■ **WRITTEN REQUEST**: The lines from the top of the material below through the line containing "const xTicks = [0, 50, 100, 150];" are to be printed exactly, with pictures omitted.

★ ★ ★ ★

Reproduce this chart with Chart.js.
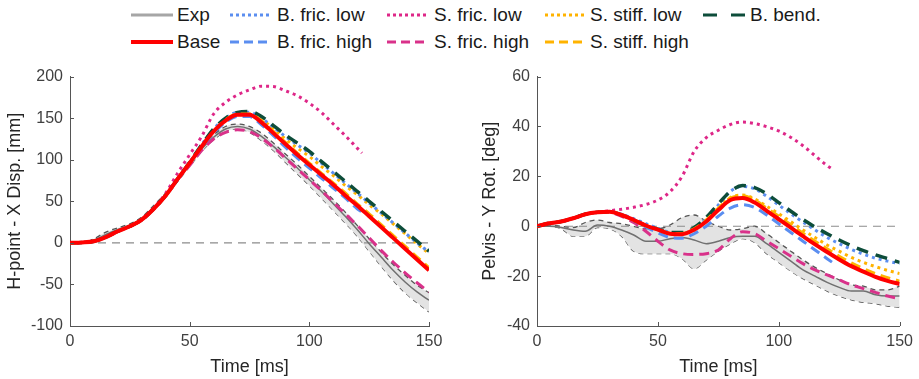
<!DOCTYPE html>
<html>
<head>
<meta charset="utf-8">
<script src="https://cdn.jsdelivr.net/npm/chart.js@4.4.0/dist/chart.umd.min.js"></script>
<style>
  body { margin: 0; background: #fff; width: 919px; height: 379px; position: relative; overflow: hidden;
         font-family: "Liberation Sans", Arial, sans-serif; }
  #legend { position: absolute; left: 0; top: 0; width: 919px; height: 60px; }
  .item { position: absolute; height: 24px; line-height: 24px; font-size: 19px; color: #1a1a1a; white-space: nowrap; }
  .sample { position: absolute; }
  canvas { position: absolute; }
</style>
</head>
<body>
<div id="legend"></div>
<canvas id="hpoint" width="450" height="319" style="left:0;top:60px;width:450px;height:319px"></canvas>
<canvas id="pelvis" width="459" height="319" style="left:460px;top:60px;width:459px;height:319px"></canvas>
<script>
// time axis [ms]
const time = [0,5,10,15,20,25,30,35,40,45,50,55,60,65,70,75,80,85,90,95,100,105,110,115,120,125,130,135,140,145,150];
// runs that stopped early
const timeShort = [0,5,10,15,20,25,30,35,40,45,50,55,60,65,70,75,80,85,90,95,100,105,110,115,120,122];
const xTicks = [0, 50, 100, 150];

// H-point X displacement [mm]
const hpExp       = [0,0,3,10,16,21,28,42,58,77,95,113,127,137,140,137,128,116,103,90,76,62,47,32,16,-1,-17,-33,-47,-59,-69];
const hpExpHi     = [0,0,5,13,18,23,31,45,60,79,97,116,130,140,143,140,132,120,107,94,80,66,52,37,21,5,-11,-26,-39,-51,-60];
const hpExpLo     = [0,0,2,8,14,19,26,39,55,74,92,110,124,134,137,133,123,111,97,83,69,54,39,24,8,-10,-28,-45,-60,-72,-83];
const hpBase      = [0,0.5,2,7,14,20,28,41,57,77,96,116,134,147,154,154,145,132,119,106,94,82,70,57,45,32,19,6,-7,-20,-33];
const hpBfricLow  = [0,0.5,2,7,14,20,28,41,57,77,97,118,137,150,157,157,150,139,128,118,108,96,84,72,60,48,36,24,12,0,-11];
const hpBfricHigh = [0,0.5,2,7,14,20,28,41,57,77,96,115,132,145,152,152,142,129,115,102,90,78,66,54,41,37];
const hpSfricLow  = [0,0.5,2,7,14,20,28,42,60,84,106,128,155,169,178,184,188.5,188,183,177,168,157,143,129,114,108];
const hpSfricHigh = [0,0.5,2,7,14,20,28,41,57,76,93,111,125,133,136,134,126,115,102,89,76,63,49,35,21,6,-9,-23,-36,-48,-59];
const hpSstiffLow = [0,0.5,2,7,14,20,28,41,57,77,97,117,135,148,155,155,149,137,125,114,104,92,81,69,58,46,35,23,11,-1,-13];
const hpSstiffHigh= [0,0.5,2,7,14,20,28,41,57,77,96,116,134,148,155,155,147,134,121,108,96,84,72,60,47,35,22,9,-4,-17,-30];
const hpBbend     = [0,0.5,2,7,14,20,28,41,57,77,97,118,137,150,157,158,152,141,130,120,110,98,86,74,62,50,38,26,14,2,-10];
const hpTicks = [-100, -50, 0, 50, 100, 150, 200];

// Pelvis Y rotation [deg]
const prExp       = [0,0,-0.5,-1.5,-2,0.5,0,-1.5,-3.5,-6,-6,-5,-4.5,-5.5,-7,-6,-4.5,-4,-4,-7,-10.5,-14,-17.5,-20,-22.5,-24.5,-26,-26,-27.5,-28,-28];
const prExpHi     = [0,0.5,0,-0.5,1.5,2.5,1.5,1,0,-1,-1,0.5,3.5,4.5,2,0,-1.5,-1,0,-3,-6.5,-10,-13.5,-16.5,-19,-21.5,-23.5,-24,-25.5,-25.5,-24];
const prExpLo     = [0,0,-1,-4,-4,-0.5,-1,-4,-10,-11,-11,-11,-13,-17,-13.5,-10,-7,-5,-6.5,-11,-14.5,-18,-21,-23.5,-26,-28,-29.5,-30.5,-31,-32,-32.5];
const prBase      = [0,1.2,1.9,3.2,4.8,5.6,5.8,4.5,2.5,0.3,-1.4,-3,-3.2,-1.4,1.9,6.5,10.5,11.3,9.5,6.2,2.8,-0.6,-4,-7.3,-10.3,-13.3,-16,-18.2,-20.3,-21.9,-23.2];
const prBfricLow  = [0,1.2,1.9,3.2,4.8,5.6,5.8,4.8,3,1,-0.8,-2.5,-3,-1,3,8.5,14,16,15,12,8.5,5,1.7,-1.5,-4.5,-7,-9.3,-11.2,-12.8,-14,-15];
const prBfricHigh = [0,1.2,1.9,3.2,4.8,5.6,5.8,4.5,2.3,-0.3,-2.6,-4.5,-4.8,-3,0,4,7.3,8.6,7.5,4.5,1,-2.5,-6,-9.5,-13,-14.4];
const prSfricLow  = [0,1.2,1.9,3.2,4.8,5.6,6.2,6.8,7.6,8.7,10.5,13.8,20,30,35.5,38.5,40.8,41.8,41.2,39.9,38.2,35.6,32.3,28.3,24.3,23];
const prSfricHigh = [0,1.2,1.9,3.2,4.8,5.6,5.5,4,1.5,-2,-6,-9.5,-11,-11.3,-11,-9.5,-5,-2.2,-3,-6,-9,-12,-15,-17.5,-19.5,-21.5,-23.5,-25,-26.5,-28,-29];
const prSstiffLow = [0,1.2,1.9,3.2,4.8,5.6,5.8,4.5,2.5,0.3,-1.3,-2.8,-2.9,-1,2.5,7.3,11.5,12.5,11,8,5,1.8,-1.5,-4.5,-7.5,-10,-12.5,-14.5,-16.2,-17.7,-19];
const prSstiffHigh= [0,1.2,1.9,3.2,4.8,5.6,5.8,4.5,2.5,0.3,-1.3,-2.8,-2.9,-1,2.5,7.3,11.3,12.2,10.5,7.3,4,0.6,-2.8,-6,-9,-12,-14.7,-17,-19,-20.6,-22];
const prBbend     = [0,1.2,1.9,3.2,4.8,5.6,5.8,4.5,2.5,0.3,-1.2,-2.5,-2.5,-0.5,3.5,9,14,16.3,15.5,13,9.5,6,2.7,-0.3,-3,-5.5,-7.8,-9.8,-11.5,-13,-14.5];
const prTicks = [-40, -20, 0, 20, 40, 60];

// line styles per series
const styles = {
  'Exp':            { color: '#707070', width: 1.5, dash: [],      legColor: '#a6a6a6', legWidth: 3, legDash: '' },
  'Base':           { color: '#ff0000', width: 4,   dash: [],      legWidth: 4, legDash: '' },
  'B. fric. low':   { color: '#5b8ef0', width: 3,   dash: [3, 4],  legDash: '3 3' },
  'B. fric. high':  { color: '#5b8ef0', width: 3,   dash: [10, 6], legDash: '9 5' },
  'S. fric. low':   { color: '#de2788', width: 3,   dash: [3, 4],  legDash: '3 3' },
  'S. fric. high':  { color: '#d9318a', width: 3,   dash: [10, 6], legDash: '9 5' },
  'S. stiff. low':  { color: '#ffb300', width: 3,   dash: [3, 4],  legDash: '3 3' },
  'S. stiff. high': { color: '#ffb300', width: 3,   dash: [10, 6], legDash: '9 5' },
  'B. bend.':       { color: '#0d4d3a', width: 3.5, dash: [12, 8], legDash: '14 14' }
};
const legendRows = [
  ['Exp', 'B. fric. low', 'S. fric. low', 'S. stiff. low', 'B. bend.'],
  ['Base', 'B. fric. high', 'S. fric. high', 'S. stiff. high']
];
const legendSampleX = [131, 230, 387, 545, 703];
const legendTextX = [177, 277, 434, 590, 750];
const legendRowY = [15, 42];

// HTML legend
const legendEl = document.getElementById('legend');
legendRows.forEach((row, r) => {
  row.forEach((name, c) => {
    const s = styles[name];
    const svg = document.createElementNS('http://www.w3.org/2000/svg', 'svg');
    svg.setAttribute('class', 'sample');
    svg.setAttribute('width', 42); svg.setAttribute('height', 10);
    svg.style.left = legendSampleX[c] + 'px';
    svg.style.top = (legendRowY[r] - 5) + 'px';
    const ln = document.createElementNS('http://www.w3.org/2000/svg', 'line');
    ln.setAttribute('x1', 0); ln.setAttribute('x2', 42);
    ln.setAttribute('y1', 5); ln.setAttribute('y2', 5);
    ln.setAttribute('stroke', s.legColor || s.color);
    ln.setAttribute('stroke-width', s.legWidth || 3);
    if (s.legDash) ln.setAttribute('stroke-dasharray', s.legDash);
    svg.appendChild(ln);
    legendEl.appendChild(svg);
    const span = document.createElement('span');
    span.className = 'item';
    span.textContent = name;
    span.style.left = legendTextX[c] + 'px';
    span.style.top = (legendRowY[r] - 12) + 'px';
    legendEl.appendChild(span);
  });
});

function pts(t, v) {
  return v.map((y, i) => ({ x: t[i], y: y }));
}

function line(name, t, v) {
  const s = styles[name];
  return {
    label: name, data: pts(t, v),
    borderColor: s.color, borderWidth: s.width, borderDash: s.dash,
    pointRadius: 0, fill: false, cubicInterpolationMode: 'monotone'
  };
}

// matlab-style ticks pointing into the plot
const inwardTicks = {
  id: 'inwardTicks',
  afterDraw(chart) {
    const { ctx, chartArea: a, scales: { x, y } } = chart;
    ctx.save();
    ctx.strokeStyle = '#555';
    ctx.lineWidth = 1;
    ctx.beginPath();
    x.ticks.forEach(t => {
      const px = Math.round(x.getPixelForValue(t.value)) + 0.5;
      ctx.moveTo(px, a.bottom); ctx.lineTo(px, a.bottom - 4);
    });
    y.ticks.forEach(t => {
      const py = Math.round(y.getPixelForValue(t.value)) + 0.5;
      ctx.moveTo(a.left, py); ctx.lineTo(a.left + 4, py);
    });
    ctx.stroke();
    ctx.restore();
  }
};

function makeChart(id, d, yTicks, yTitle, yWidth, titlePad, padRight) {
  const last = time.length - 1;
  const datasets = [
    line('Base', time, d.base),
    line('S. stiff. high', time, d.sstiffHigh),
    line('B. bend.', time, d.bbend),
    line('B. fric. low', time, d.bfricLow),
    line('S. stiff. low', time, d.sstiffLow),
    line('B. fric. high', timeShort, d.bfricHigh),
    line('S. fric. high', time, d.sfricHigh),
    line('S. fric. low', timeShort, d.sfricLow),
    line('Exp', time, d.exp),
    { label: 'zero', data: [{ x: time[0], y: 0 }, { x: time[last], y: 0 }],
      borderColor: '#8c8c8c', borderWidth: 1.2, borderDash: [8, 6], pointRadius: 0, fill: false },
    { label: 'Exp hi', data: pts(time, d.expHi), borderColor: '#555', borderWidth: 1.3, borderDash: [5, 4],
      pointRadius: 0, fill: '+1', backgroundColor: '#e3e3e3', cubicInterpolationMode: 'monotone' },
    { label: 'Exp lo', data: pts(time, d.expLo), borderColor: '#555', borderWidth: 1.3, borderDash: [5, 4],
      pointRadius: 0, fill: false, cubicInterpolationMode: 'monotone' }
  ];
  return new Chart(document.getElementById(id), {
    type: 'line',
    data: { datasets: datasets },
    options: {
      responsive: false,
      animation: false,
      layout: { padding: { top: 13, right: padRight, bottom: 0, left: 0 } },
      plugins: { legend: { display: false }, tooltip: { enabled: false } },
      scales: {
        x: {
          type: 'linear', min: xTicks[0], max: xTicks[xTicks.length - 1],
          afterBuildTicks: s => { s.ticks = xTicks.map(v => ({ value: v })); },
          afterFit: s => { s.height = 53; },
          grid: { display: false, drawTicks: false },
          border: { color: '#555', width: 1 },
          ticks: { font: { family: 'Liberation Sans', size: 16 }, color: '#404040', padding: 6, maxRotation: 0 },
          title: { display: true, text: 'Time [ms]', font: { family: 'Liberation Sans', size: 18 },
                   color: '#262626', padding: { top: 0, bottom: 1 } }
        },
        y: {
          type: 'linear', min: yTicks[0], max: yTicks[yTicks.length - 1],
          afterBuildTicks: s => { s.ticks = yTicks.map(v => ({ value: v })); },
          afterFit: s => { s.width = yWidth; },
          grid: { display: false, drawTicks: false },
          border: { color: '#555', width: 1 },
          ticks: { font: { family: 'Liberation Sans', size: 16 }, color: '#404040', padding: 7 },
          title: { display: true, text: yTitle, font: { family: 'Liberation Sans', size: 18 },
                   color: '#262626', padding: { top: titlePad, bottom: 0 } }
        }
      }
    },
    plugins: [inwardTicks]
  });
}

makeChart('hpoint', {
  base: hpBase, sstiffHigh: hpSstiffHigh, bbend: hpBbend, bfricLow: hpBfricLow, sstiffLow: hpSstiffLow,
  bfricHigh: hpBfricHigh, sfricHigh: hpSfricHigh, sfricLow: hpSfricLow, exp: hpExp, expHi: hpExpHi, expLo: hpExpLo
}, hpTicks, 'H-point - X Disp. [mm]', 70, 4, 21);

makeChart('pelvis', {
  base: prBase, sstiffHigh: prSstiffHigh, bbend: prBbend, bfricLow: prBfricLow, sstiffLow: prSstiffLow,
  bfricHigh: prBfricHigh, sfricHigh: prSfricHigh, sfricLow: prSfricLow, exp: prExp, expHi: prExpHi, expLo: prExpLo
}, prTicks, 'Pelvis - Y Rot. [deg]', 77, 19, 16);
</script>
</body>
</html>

★ ★ ★ ★

■ **EXERCISE ANSWER**:
Reproduce this chart with Chart.js.
<!DOCTYPE html>
<html>
<head>
<meta charset="utf-8">
<script src="https://cdn.jsdelivr.net/npm/chart.js@4.4.0/dist/chart.umd.min.js"></script>
<style>
  body { margin: 0; background: #fff; width: 919px; height: 379px; position: relative; overflow: hidden;
         font-family: "Liberation Sans", Arial, sans-serif; }
  #legend { position: absolute; left: 0; top: 0; width: 919px; height: 60px; }
  .item { position: absolute; height: 24px; line-height: 24px; font-size: 19px; color: #1a1a1a; white-space: nowrap; }
  .sample { position: absolute; }
  canvas { position: absolute; }
</style>
</head>
<body>
<div id="legend"></div>
<canvas id="hpoint" width="450" height="319" style="left:0;top:60px;width:450px;height:319px"></canvas>
<canvas id="pelvis" width="459" height="319" style="left:460px;top:60px;width:459px;height:319px"></canvas>
<script>
// time axis [ms]
const time = [0,5,10,15,20,25,30,35,40,45,50,55,60,65,70,75,80,85,90,95,100,105,110,115,120,125,130,135,140,145,150];
// runs that stopped early
const timeShort = [0,5,10,15,20,25,30,35,40,45,50,55,60,65,70,75,80,85,90,95,100,105,110,115,120,122];
const xTicks = [0, 50, 100, 150];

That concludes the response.